### Direction
Images should be left out, and everything else in the listing reproduced exactly.

### Supplied material
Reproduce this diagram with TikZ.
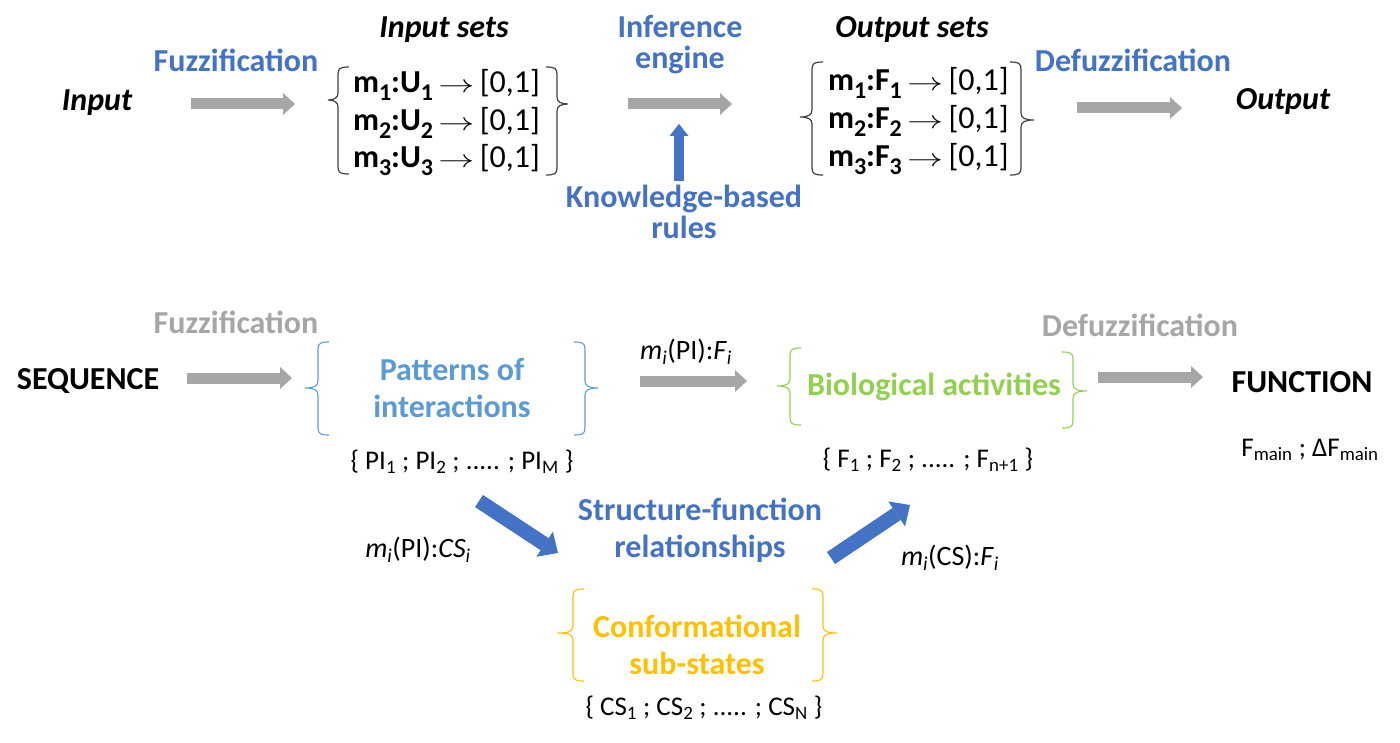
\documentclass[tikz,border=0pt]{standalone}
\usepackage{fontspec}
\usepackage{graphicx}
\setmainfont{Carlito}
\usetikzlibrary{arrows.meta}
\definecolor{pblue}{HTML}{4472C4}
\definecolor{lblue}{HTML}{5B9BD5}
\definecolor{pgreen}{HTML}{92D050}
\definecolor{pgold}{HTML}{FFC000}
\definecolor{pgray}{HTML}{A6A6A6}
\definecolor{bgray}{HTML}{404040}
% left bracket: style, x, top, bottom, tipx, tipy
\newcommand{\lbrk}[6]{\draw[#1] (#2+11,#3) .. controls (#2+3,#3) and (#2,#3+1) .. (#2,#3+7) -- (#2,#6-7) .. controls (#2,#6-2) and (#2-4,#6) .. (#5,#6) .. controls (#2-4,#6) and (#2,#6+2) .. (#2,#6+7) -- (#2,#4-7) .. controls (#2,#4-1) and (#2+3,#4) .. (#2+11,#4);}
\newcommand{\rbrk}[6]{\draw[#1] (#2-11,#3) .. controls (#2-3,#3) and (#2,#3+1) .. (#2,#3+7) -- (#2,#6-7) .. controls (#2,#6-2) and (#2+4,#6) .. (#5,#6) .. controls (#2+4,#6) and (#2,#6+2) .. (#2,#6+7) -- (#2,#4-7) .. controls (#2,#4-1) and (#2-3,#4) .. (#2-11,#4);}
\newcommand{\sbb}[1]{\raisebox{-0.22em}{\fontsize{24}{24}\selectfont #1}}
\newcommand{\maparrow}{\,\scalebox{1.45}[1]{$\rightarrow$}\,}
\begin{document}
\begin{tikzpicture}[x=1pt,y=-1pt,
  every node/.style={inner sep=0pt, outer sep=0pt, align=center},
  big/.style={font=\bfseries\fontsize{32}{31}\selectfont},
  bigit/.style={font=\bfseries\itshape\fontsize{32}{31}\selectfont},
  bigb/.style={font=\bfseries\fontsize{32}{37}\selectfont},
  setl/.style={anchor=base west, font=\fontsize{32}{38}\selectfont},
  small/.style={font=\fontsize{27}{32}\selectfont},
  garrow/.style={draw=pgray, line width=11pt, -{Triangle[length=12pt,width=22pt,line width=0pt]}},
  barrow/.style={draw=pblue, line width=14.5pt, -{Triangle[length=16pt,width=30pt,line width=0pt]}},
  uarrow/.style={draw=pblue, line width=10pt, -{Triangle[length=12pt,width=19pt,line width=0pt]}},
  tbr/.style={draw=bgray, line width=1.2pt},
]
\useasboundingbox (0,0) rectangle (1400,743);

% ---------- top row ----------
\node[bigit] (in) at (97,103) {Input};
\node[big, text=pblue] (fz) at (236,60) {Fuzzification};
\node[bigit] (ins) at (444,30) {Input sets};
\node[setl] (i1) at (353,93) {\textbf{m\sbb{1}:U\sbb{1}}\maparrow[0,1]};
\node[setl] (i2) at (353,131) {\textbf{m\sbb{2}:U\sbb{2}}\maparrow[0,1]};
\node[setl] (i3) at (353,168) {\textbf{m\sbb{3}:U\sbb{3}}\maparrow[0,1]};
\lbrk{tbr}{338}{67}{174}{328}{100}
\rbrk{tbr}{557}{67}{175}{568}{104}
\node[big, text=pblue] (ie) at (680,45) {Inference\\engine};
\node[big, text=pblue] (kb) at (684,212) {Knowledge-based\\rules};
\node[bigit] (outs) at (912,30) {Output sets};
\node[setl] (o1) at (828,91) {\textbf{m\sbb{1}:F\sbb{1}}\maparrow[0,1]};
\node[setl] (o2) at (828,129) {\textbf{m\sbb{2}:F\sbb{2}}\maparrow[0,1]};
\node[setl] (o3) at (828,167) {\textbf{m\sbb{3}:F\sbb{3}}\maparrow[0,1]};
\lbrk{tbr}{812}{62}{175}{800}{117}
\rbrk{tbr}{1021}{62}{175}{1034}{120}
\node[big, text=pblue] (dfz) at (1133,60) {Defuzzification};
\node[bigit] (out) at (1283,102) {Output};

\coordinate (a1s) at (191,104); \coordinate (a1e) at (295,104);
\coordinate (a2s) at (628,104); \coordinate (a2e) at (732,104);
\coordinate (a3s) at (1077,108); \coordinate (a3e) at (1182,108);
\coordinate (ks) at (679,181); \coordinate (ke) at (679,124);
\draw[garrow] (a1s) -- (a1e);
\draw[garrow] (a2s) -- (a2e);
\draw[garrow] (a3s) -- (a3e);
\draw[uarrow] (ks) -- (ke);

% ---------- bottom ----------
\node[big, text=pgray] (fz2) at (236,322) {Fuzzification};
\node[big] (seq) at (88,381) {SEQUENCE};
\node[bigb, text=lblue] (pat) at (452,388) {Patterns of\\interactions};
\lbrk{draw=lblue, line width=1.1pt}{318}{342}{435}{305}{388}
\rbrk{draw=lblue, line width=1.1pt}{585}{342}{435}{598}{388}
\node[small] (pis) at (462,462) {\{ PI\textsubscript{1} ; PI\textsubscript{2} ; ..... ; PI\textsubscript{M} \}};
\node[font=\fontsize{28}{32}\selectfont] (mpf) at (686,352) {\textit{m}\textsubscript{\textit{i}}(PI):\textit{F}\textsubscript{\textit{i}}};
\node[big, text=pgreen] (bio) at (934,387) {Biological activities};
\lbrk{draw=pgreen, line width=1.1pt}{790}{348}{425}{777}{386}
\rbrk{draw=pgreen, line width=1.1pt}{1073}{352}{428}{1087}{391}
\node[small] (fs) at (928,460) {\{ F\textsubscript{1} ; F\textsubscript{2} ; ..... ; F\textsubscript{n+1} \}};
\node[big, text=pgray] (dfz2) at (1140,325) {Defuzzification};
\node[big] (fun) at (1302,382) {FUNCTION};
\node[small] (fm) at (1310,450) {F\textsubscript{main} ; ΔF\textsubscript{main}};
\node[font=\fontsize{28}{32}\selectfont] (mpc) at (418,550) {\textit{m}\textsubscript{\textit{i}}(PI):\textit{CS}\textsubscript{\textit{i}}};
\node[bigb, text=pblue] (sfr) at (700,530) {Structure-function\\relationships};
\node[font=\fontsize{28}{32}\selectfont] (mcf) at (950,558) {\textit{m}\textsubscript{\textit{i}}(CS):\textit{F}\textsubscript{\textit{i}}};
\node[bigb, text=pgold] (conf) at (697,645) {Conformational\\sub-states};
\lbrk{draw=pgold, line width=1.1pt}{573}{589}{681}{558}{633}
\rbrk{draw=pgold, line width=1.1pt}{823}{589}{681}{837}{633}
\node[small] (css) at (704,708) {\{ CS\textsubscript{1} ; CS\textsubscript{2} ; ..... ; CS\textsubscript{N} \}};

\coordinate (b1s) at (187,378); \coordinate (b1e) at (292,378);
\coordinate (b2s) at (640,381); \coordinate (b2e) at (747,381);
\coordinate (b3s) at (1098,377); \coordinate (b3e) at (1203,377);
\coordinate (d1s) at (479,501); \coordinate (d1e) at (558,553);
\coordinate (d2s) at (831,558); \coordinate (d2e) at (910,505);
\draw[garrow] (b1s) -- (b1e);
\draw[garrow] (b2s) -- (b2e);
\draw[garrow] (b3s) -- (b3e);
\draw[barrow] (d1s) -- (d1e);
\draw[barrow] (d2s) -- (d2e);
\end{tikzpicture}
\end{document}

### Solution for this problem
Reproduce this diagram with TikZ.
\documentclass[tikz,border=0pt]{standalone}
\usepackage{fontspec}
\usepackage{graphicx}
\setmainfont{Carlito}
\usetikzlibrary{arrows.meta}
\definecolor{pblue}{HTML}{4472C4}
\definecolor{lblue}{HTML}{5B9BD5}
\definecolor{pgreen}{HTML}{92D050}
\definecolor{pgold}{HTML}{FFC000}
\definecolor{pgray}{HTML}{A6A6A6}
\definecolor{bgray}{HTML}{404040}
% left bracket: style, x, top, bottom, tipx, tipy
\newcommand{\lbrk}[6]{\draw[#1] (#2+11,#3) .. controls (#2+3,#3) and (#2,#3+1) .. (#2,#3+7) -- (#2,#6-7) .. controls (#2,#6-2) and (#2-4,#6) .. (#5,#6) .. controls (#2-4,#6) and (#2,#6+2) .. (#2,#6+7) -- (#2,#4-7) .. controls (#2,#4-1) and (#2+3,#4) .. (#2+11,#4);}
\newcommand{\rbrk}[6]{\draw[#1] (#2-11,#3) .. controls (#2-3,#3) and (#2,#3+1) .. (#2,#3+7) -- (#2,#6-7) .. controls (#2,#6-2) and (#2+4,#6) .. (#5,#6) .. controls (#2+4,#6) and (#2,#6+2) .. (#2,#6+7) -- (#2,#4-7) .. controls (#2,#4-1) and (#2-3,#4) .. (#2-11,#4);}
\newcommand{\sbb}[1]{\raisebox{-0.22em}{\fontsize{24}{24}\selectfont #1}}
\newcommand{\maparrow}{\,\scalebox{1.45}[1]{$\rightarrow$}\,}
\begin{document}
\begin{tikzpicture}[x=1pt,y=-1pt,
  every node/.style={inner sep=0pt, outer sep=0pt, align=center},
  big/.style={font=\bfseries\fontsize{32}{31}\selectfont},
  bigit/.style={font=\bfseries\itshape\fontsize{32}{31}\selectfont},
  bigb/.style={font=\bfseries\fontsize{32}{37}\selectfont},
  setl/.style={anchor=base west, font=\fontsize{32}{38}\selectfont},
  small/.style={font=\fontsize{27}{32}\selectfont},
  garrow/.style={draw=pgray, line width=11pt, -{Triangle[length=12pt,width=22pt,line width=0pt]}},
  barrow/.style={draw=pblue, line width=14.5pt, -{Triangle[length=16pt,width=30pt,line width=0pt]}},
  uarrow/.style={draw=pblue, line width=10pt, -{Triangle[length=12pt,width=19pt,line width=0pt]}},
  tbr/.style={draw=bgray, line width=1.2pt},
]
\useasboundingbox (0,0) rectangle (1400,743);

% ---------- top row ----------
\node[bigit] (in) at (97,103) {Input};
\node[big, text=pblue] (fz) at (236,60) {Fuzzification};
\node[bigit] (ins) at (444,30) {Input sets};
\node[setl] (i1) at (353,93) {\textbf{m\sbb{1}:U\sbb{1}}\maparrow[0,1]};
\node[setl] (i2) at (353,131) {\textbf{m\sbb{2}:U\sbb{2}}\maparrow[0,1]};
\node[setl] (i3) at (353,168) {\textbf{m\sbb{3}:U\sbb{3}}\maparrow[0,1]};
\lbrk{tbr}{338}{67}{174}{328}{100}
\rbrk{tbr}{557}{67}{175}{568}{104}
\node[big, text=pblue] (ie) at (680,45) {Inference\\engine};
\node[big, text=pblue] (kb) at (684,212) {Knowledge-based\\rules};
\node[bigit] (outs) at (912,30) {Output sets};
\node[setl] (o1) at (828,91) {\textbf{m\sbb{1}:F\sbb{1}}\maparrow[0,1]};
\node[setl] (o2) at (828,129) {\textbf{m\sbb{2}:F\sbb{2}}\maparrow[0,1]};
\node[setl] (o3) at (828,167) {\textbf{m\sbb{3}:F\sbb{3}}\maparrow[0,1]};
\lbrk{tbr}{812}{62}{175}{800}{117}
\rbrk{tbr}{1021}{62}{175}{1034}{120}
\node[big, text=pblue] (dfz) at (1133,60) {Defuzzification};
\node[bigit] (out) at (1283,102) {Output};

\coordinate (a1s) at (191,104); \coordinate (a1e) at (295,104);
\coordinate (a2s) at (628,104); \coordinate (a2e) at (732,104);
\coordinate (a3s) at (1077,108); \coordinate (a3e) at (1182,108);
\coordinate (ks) at (679,181); \coordinate (ke) at (679,124);
\draw[garrow] (a1s) -- (a1e);
\draw[garrow] (a2s) -- (a2e);
\draw[garrow] (a3s) -- (a3e);
\draw[uarrow] (ks) -- (ke);

% ---------- bottom ----------
\node[big, text=pgray] (fz2) at (236,322) {Fuzzification};
\node[big] (seq) at (88,381) {SEQUENCE};
\node[bigb, text=lblue] (pat) at (452,388) {Patterns of\\interactions};
\lbrk{draw=lblue, line width=1.1pt}{318}{342}{435}{305}{388}
\rbrk{draw=lblue, line width=1.1pt}{585}{342}{435}{598}{388}
\node[small] (pis) at (462,462) {\{ PI\textsubscript{1} ; PI\textsubscript{2} ; ..... ; PI\textsubscript{M} \}};
\node[font=\fontsize{28}{32}\selectfont] (mpf) at (686,352) {\textit{m}\textsubscript{\textit{i}}(PI):\textit{F}\textsubscript{\textit{i}}};
\node[big, text=pgreen] (bio) at (934,387) {Biological activities};
\lbrk{draw=pgreen, line width=1.1pt}{790}{348}{425}{777}{386}
\rbrk{draw=pgreen, line width=1.1pt}{1073}{352}{428}{1087}{391}
\node[small] (fs) at (928,460) {\{ F\textsubscript{1} ; F\textsubscript{2} ; ..... ; F\textsubscript{n+1} \}};
\node[big, text=pgray] (dfz2) at (1140,325) {Defuzzification};
\node[big] (fun) at (1302,382) {FUNCTION};
\node[small] (fm) at (1310,450) {F\textsubscript{main} ; ΔF\textsubscript{main}};
\node[font=\fontsize{28}{32}\selectfont] (mpc) at (418,550) {\textit{m}\textsubscript{\textit{i}}(PI):\textit{CS}\textsubscript{\textit{i}}};
\node[bigb, text=pblue] (sfr) at (700,530) {Structure-function\\relationships};
\node[font=\fontsize{28}{32}\selectfont] (mcf) at (950,558) {\textit{m}\textsubscript{\textit{i}}(CS):\textit{F}\textsubscript{\textit{i}}};
\node[bigb, text=pgold] (conf) at (697,645) {Conformational\\sub-states};
\lbrk{draw=pgold, line width=1.1pt}{573}{589}{681}{558}{633}
\rbrk{draw=pgold, line width=1.1pt}{823}{589}{681}{837}{633}
\node[small] (css) at (704,708) {\{ CS\textsubscript{1} ; CS\textsubscript{2} ; ..... ; CS\textsubscript{N} \}};

\coordinate (b1s) at (187,378); \coordinate (b1e) at (292,378);
\coordinate (b2s) at (640,381); \coordinate (b2e) at (747,381);
\coordinate (b3s) at (1098,377); \coordinate (b3e) at (1203,377);
\coordinate (d1s) at (479,501); \coordinate (d1e) at (558,553);
\coordinate (d2s) at (831,558); \coordinate (d2e) at (910,505);
\draw[garrow] (b1s) -- (b1e);
\draw[garrow] (b2s) -- (b2e);
\draw[garrow] (b3s) -- (b3e);
\draw[barrow] (d1s) -- (d1e);
\draw[barrow] (d2s) -- (d2e);
\end{tikzpicture}
\end{document}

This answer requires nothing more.